SHORT EXERCISE ▸ Without the pictures, extract every line from the start of the material to the line containing "return H - y", both ends included.
◆ ◆ ◆ ◆ ◆ ◆ ◆
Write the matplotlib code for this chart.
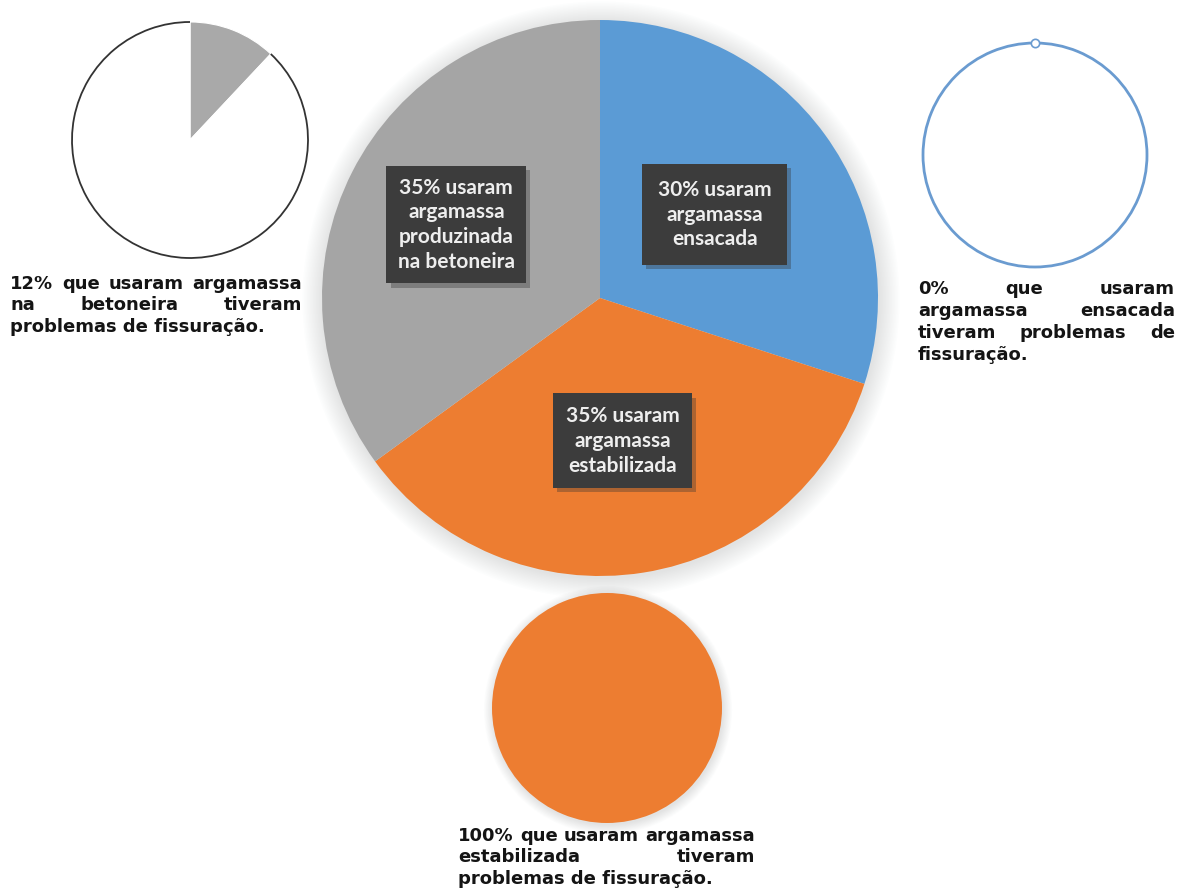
import matplotlib
matplotlib.use("Agg")
import numpy as np
from matplotlib import pyplot as plt
from matplotlib.patches import Circle, Arc
from matplotlib import patheffects as pe

# main pie: share of each mortar type
main_labels = ["30% usaram\nargamassa\nensacada",
               "35% usaram\nargamassa\nestabilizada",
               "35% usaram\nargamassa\nproduzinada\nna betoneira"]
main_values = [30, 35, 35]
main_colors = ["#5B9BD5", "#ED7D31", "#A5A5A5"]

# small pies: share with cracking problems per mortar type
betoneira_values = [12, 88]
ensacada_values = [0, 100]
estabilizada_values = [100, 0]

betoneira_text = ["12% que usaram argamassa", "na betoneira tiveram",
                  "problemas de fissuração."]
ensacada_text = ["0% que usaram", "argamassa ensacada",
                 "tiveram problemas de", "fissuração."]
estabilizada_text = ["100% que usaram argamassa", "estabilizada tiveram",
                     "problemas de fissuração."]

W, H = 1179, 893


def py(y):
    # pixel row from the top -> data y
    return H - y


def justified(ax, renderer, lines, x0, x1, y0, lh, **kw):
    for i, line in enumerate(lines):
        y = py(y0 + i * lh)
        words = line.split()
        if i == len(lines) - 1 or len(words) == 1:
            ax.text(x0, y, line, ha="left", va="center", **kw)
            continue
        texts = [ax.text(0, y, w, ha="left", va="center", **kw) for w in words]
        widths = [t.get_window_extent(renderer).width for t in texts]
        gap = (x1 - x0 - sum(widths)) / (len(words) - 1)
        x = x0
        for t, w in zip(texts, widths):
            t.set_x(x)
            x += w + gap


def main():
    fig = plt.figure(figsize=(W / 100, H / 100), dpi=100)
    ax = fig.add_axes([0, 0, 1, 1])

    # soft shadow behind main pie and bottom pie
    for k in range(14):
        ax.add_patch(Circle((601, py(300)), 279 + k * 1.5, color="#a8b2ba",
                            alpha=0.025, lw=0, zorder=0))
        ax.add_patch(Circle((608, py(710)), 115 + k * 0.7, color="#a8b2ba",
                            alpha=0.025, lw=0, zorder=0))

    # main pie
    wedges, _ = ax.pie(main_values, colors=main_colors, startangle=90,
                       counterclock=False, center=(600, py(298)), radius=278,
                       wedgeprops=dict(lw=0), frame=True)
    dists = [0.51, 0.52, 0.58]
    pads = [0.75, 0.6, 0.55]
    for w, lab, d, p in zip(wedges, main_labels, dists, pads):
        ang = np.deg2rad((w.theta1 + w.theta2) / 2)
        x = 600 + d * 278 * np.cos(ang)
        y = py(298) + d * 278 * np.sin(ang)
        t = ax.text(x, y, lab, ha="center", va="center", color="#eeeeee",
                    fontsize=15, fontweight="bold", family="Lato",
                    linespacing=1.3, zorder=4,
                    bbox=dict(boxstyle="square,pad=%.2f" % p, fc="#3c3c3c",
                              ec="none"))
        t.get_bbox_patch().set_path_effects(
            [pe.SimplePatchShadow(offset=(3, -3), shadow_rgbFace="#333333",
                                  alpha=0.35), pe.Normal()])

    # top-left: betoneira
    bw, _ = ax.pie(betoneira_values, colors=["#A9A9A9", "white"], startangle=90,
                   counterclock=False, center=(190, py(140)), radius=118,
                   explode=[0.035, 0], frame=True,
                   wedgeprops=dict(edgecolor="white", lw=0.8))
    ax.add_patch(Arc((190, py(140)), 236, 236, theta1=bw[1].theta1,
                     theta2=bw[1].theta2, color="#333333", lw=1.3, zorder=3))

    # top-right: ensacada
    ew, _ = ax.pie(ensacada_values, colors=["white", "white"], startangle=90,
                   counterclock=False, center=(1035, py(155)), radius=112,
                   wedgeprops=dict(edgecolor="#6A9BD0", lw=2.0), frame=True)
    ax.plot([1035], [py(155) + 112], "o", ms=6, mfc="white", mec="#6A9BD0",
            mew=1.2, zorder=5)

    # bottom: estabilizada
    ax.pie(estabilizada_values, colors=["#ED7D31", "#ED7D31"], startangle=90,
           counterclock=False, center=(607, py(708)), radius=115,
           wedgeprops=dict(lw=0), frame=True)

    ax.set_xlim(0, W)
    ax.set_ylim(0, H)
    ax.set_aspect("equal")
    ax.axis("off")

    renderer = fig.canvas.get_renderer()
    tkw = dict(fontsize=13, fontweight="bold", family="DejaVu Sans",
               color="#141414")
    justified(ax, renderer, betoneira_text, 10, 302, 284, 21.5, **tkw)
    justified(ax, renderer, ensacada_text, 918, 1175, 289, 22, **tkw)
    justified(ax, renderer, estabilizada_text, 458, 755, 836, 21.5, **tkw)

    fig.savefig("out.png", dpi=100)


if __name__ == "__main__":
    main()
◆ ◆ ◆ ◆ ◆ ◆ ◆
WRITTEN REPLY ▸
Write the matplotlib code for this chart.
import matplotlib
matplotlib.use("Agg")
import numpy as np
from matplotlib import pyplot as plt
from matplotlib.patches import Circle, Arc
from matplotlib import patheffects as pe

# main pie: share of each mortar type
main_labels = ["30% usaram\nargamassa\nensacada",
               "35% usaram\nargamassa\nestabilizada",
               "35% usaram\nargamassa\nproduzinada\nna betoneira"]
main_values = [30, 35, 35]
main_colors = ["#5B9BD5", "#ED7D31", "#A5A5A5"]

# small pies: share with cracking problems per mortar type
betoneira_values = [12, 88]
ensacada_values = [0, 100]
estabilizada_values = [100, 0]

betoneira_text = ["12% que usaram argamassa", "na betoneira tiveram",
                  "problemas de fissuração."]
ensacada_text = ["0% que usaram", "argamassa ensacada",
                 "tiveram problemas de", "fissuração."]
estabilizada_text = ["100% que usaram argamassa", "estabilizada tiveram",
                     "problemas de fissuração."]

W, H = 1179, 893


def py(y):
    # pixel row from the top -> data y
    return H - y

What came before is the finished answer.